*TASK INPUT:*
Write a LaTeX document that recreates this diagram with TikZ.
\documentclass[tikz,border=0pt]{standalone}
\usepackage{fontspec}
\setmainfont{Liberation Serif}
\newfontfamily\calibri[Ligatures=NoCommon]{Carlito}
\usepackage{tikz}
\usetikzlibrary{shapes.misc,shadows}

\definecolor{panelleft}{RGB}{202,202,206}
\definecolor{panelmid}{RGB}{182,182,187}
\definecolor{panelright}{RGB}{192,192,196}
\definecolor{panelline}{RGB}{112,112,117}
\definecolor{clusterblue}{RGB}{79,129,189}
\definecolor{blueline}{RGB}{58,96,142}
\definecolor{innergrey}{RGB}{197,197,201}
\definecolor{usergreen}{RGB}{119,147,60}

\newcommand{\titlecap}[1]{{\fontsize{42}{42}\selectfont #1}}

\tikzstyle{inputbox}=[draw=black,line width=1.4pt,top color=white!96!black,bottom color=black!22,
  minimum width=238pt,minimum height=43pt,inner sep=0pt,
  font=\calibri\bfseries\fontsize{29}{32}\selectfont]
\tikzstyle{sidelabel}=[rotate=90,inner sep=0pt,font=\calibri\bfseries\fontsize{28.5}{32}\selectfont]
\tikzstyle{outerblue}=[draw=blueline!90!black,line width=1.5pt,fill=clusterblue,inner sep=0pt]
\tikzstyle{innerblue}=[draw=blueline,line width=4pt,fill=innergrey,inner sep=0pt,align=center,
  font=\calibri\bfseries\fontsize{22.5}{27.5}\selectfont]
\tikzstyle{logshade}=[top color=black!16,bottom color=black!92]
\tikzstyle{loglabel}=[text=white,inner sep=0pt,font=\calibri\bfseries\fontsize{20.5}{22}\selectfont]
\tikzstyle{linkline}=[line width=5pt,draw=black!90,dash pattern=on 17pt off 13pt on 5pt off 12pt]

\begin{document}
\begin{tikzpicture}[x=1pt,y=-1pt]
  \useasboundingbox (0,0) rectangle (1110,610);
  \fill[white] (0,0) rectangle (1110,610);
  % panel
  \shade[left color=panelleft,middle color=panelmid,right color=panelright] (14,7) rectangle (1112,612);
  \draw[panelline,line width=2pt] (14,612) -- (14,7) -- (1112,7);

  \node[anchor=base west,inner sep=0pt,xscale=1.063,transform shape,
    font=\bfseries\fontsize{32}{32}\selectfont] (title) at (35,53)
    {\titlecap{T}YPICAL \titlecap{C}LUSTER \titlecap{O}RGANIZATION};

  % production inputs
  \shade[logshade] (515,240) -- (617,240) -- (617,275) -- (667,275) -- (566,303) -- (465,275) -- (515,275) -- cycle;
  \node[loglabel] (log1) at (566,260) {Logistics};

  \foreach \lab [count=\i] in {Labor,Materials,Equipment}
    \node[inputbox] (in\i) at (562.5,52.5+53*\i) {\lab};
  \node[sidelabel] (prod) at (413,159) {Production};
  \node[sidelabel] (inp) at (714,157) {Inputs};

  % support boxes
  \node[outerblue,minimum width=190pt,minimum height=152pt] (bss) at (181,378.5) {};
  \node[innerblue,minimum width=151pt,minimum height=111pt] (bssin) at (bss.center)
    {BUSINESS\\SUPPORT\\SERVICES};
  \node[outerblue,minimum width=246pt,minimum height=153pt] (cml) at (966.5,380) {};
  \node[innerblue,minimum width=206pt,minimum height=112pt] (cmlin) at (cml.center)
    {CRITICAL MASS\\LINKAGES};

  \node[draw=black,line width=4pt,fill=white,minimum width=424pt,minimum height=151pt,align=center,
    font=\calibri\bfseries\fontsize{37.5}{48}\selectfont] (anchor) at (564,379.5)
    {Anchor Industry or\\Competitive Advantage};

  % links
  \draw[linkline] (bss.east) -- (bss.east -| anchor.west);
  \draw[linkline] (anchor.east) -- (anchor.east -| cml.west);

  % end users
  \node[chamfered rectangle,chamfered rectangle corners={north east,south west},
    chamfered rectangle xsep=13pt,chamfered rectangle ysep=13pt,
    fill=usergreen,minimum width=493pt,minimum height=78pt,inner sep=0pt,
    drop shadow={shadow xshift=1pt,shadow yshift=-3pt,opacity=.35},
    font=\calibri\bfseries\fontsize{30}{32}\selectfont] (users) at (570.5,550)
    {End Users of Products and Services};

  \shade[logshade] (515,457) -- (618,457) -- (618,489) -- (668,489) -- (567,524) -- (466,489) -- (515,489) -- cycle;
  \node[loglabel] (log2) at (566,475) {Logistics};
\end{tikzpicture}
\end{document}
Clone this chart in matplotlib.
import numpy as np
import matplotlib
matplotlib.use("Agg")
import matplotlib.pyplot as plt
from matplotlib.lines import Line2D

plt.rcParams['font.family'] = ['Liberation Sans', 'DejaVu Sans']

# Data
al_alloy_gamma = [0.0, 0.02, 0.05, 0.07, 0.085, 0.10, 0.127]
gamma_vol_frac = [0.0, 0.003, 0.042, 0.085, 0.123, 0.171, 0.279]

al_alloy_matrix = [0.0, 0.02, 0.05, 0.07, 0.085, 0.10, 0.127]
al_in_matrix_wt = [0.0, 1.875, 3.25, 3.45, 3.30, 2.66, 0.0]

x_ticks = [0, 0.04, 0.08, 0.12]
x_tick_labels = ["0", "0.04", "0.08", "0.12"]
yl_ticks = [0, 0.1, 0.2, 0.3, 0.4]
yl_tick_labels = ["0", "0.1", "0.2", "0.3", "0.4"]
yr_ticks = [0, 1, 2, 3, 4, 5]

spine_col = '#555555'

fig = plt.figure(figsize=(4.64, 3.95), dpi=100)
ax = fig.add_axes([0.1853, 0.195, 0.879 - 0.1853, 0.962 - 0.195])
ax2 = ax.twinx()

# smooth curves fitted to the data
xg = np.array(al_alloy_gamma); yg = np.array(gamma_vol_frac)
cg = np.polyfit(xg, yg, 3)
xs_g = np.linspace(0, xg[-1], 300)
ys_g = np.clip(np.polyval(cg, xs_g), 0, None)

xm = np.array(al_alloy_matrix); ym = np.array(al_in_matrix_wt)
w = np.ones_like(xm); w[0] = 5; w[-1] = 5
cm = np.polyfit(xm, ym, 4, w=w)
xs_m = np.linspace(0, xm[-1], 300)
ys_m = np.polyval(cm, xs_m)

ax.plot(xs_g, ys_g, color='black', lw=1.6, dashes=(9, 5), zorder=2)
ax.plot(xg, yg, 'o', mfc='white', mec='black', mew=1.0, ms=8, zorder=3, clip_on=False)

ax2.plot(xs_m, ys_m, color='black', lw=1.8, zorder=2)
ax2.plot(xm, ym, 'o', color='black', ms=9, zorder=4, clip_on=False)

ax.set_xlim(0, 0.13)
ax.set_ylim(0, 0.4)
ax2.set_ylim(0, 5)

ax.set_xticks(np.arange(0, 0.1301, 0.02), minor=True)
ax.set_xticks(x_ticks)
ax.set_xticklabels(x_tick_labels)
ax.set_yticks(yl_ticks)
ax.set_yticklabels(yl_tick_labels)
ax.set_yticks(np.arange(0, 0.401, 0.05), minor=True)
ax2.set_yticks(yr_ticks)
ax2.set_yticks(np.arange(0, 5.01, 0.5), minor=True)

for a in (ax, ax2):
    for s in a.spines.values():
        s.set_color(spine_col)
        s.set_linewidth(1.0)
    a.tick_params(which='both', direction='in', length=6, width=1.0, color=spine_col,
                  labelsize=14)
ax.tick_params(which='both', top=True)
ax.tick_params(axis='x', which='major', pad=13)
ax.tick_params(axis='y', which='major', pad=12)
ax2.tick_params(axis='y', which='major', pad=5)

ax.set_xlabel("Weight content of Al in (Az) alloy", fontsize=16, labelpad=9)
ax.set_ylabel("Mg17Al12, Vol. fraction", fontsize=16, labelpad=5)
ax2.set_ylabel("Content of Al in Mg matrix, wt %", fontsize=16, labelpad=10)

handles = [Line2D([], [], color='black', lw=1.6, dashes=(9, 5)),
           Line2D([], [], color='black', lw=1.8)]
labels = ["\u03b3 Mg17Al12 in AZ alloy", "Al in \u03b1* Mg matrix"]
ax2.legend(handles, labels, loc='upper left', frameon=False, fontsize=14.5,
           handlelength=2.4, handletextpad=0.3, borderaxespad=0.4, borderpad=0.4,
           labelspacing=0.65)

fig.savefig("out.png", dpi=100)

*WHAT TO PRODUCE:* Reproduce the lines exactly, taking as the first line the one with "Clone this chart in matplotlib." and as the last line the one with "ys_g = np.clip(np.polyval(cg, xs_g), 0, None)", and include nothing else.

*THE COMPLETED TASK:*
Clone this chart in matplotlib.
import numpy as np
import matplotlib
matplotlib.use("Agg")
import matplotlib.pyplot as plt
from matplotlib.lines import Line2D

plt.rcParams['font.family'] = ['Liberation Sans', 'DejaVu Sans']

# Data
al_alloy_gamma = [0.0, 0.02, 0.05, 0.07, 0.085, 0.10, 0.127]
gamma_vol_frac = [0.0, 0.003, 0.042, 0.085, 0.123, 0.171, 0.279]

al_alloy_matrix = [0.0, 0.02, 0.05, 0.07, 0.085, 0.10, 0.127]
al_in_matrix_wt = [0.0, 1.875, 3.25, 3.45, 3.30, 2.66, 0.0]

x_ticks = [0, 0.04, 0.08, 0.12]
x_tick_labels = ["0", "0.04", "0.08", "0.12"]
yl_ticks = [0, 0.1, 0.2, 0.3, 0.4]
yl_tick_labels = ["0", "0.1", "0.2", "0.3", "0.4"]
yr_ticks = [0, 1, 2, 3, 4, 5]

spine_col = '#555555'

fig = plt.figure(figsize=(4.64, 3.95), dpi=100)
ax = fig.add_axes([0.1853, 0.195, 0.879 - 0.1853, 0.962 - 0.195])
ax2 = ax.twinx()

# smooth curves fitted to the data
xg = np.array(al_alloy_gamma); yg = np.array(gamma_vol_frac)
cg = np.polyfit(xg, yg, 3)
xs_g = np.linspace(0, xg[-1], 300)
ys_g = np.clip(np.polyval(cg, xs_g), 0, None)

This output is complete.